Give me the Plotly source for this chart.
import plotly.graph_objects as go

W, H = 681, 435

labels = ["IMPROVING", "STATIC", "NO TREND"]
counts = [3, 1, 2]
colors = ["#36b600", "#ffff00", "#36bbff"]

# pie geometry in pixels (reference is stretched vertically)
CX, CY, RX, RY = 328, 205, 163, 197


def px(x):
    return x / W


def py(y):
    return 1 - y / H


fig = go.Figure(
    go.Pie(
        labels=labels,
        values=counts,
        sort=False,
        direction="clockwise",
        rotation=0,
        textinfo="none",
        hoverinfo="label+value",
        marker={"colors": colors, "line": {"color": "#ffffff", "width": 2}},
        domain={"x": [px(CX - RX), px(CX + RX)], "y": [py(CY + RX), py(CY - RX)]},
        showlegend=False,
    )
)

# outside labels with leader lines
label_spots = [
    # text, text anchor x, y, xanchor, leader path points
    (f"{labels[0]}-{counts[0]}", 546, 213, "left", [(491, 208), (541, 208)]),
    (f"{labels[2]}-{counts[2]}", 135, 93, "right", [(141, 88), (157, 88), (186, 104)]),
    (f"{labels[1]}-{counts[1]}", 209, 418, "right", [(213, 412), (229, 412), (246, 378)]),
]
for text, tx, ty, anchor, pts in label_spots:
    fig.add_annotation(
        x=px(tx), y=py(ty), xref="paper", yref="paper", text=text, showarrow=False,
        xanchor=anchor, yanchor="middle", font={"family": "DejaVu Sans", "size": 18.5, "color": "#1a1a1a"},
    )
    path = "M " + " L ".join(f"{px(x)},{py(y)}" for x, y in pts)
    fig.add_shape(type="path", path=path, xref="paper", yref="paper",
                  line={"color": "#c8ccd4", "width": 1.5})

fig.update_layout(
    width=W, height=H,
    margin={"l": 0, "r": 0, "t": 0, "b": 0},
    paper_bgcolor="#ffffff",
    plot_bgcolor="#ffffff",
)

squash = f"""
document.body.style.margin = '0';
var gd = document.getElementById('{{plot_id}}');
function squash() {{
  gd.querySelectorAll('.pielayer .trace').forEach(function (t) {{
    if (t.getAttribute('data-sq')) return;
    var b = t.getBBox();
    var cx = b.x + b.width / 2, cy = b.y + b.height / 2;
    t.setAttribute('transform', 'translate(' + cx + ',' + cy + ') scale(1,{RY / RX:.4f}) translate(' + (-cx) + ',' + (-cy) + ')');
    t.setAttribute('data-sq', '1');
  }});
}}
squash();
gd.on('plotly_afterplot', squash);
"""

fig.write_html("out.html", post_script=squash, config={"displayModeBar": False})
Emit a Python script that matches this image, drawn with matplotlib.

....

● EXERCISE GOAL
All of the entries above need to be reproduced exactly.

● REPLY
Give me the Plotly source for this chart.
import plotly.graph_objects as go

W, H = 681, 435

labels = ["IMPROVING", "STATIC", "NO TREND"]
counts = [3, 1, 2]
colors = ["#36b600", "#ffff00", "#36bbff"]

# pie geometry in pixels (reference is stretched vertically)
CX, CY, RX, RY = 328, 205, 163, 197


def px(x):
    return x / W


def py(y):
    return 1 - y / H


fig = go.Figure(
    go.Pie(
        labels=labels,
        values=counts,
        sort=False,
        direction="clockwise",
        rotation=0,
        textinfo="none",
        hoverinfo="label+value",
        marker={"colors": colors, "line": {"color": "#ffffff", "width": 2}},
        domain={"x": [px(CX - RX), px(CX + RX)], "y": [py(CY + RX), py(CY - RX)]},
        showlegend=False,
    )
)

# outside labels with leader lines
label_spots = [
    # text, text anchor x, y, xanchor, leader path points
    (f"{labels[0]}-{counts[0]}", 546, 213, "left", [(491, 208), (541, 208)]),
    (f"{labels[2]}-{counts[2]}", 135, 93, "right", [(141, 88), (157, 88), (186, 104)]),
    (f"{labels[1]}-{counts[1]}", 209, 418, "right", [(213, 412), (229, 412), (246, 378)]),
]
for text, tx, ty, anchor, pts in label_spots:
    fig.add_annotation(
        x=px(tx), y=py(ty), xref="paper", yref="paper", text=text, showarrow=False,
        xanchor=anchor, yanchor="middle", font={"family": "DejaVu Sans", "size": 18.5, "color": "#1a1a1a"},
    )
    path = "M " + " L ".join(f"{px(x)},{py(y)}" for x, y in pts)
    fig.add_shape(type="path", path=path, xref="paper", yref="paper",
                  line={"color": "#c8ccd4", "width": 1.5})

fig.update_layout(
    width=W, height=H,
    margin={"l": 0, "r": 0, "t": 0, "b": 0},
    paper_bgcolor="#ffffff",
    plot_bgcolor="#ffffff",
)

squash = f"""
document.body.style.margin = '0';
var gd = document.getElementById('{{plot_id}}');
function squash() {{
  gd.querySelectorAll('.pielayer .trace').forEach(function (t) {{
    if (t.getAttribute('data-sq')) return;
    var b = t.getBBox();
    var cx = b.x + b.width / 2, cy = b.y + b.height / 2;
    t.setAttribute('transform', 'translate(' + cx + ',' + cy + ') scale(1,{RY / RX:.4f}) translate(' + (-cx) + ',' + (-cy) + ')');
    t.setAttribute('data-sq', '1');
  }});
}}
squash();
gd.on('plotly_afterplot', squash);
"""

fig.write_html("out.html", post_script=squash, config={"displayModeBar": False})
Emit a Python script that matches this image, drawn with matplotlib.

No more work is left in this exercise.